Text CUR General Overview

On campuses with high enrollment such as UF, it can be problematic to place large numbers of students in one-on-one faculty mentored research. Course Based Undergraduate Research Experience (CURE) classes have been developed nationally to provide more students with the opportunity to acquire research experience. Also, they have been recognized as increasing access to undergraduate research for diverse student populations. For faculty, CURE classes offer you the opportunity to accomplish goals in your research program.

What exactly is a CURE class and how does it differ from a traditional class?

There is no one specific template for a CURE class - instead CURE classes will typically take shape around the proposed research. The syllabus and course is built to included 80% research and 20% related topics (a course that includes 50% research is a research intensive class).  While the research is likely to be highly specific, the context provided by the rest of the course should generalize the experience, providing students with wider insights into the research process, ways of thinking and access to future research opportunities.  The related topics can cover skills training, ethics, objectivity, bias, and research in society.

Expectations

CUREs involves a class of students addressing a research question or problem that is of interest to stakeholders outside the classroom. During a CURE, students engage in scientific practices, such as collecting and analyzing data and developing and critiquing arguments.  Several features make CUREs distinctive as a pedagogy. Specifically, during CUREs, students:

  • Have opportunities to make relevant discoveries, meaning that students assist in generating results that are novel and are of interest to some group of stakeholders, such as other researchers in the field.
  • Engage in iterative work, meaning that they must trouble-shoot, problem-solve, and repeat aspects of their work for the research to progress.
  • May have opportunities to communicate their research results to that group of stakeholders, either orally or in writing or both. This means that students have to engage with the literature related to their research in order to understand the rationale for the research their are doing and to articulate how their results build and contribute to this body of knowledge.

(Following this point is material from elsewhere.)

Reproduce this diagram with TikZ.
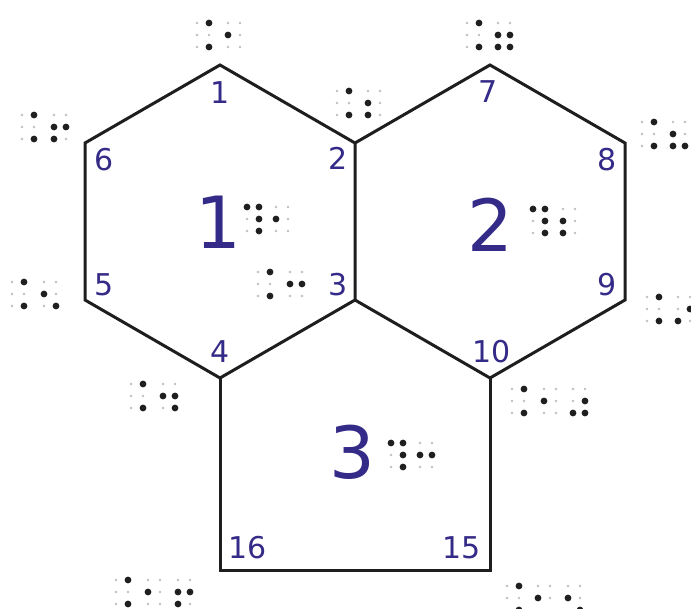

Because students in CUREs are contributing to an ongoing research project, the research will progress as students work on it. This means that students' work and students themselves will raise new questions that takes the research in new directions. Thus, students who enroll in the CURE during different semesters may learn different knowledge or skills as the focus and goals of the research change. 

Information from this section collected from CUREnet site. Links to an external site.

CURE@UF

In 2019, 14 CURE courses were developed to provide 200 incoming freshmen with authentic research experiences. These students represented a unique demographic as 74%  already planned to pursue postgraduate studies in research or professional school. (ROLE survey, 2019).

The 14 courses were developed in the Summer and Fall of 2018, with the assistance of the CURE team, Dr. Christine Miller (Entomology & Nematology), Dr. Ginny Greenway (CURE post-doc) and Dr. Anne Donnelly (CUR). While research looks very different across disciplines, a general framework which broad general concepts and skills are incorporated around the central research or data collection project was provided.   A shared Canvas space ensured continuity across courses and disciplines.

Since 2023, 85 CURE classes have provided 750+ first-year students with research experience as part of their curriculum.  Assessment of these courses indicated that student self-reported gains were moderate or large for 25 learning goals.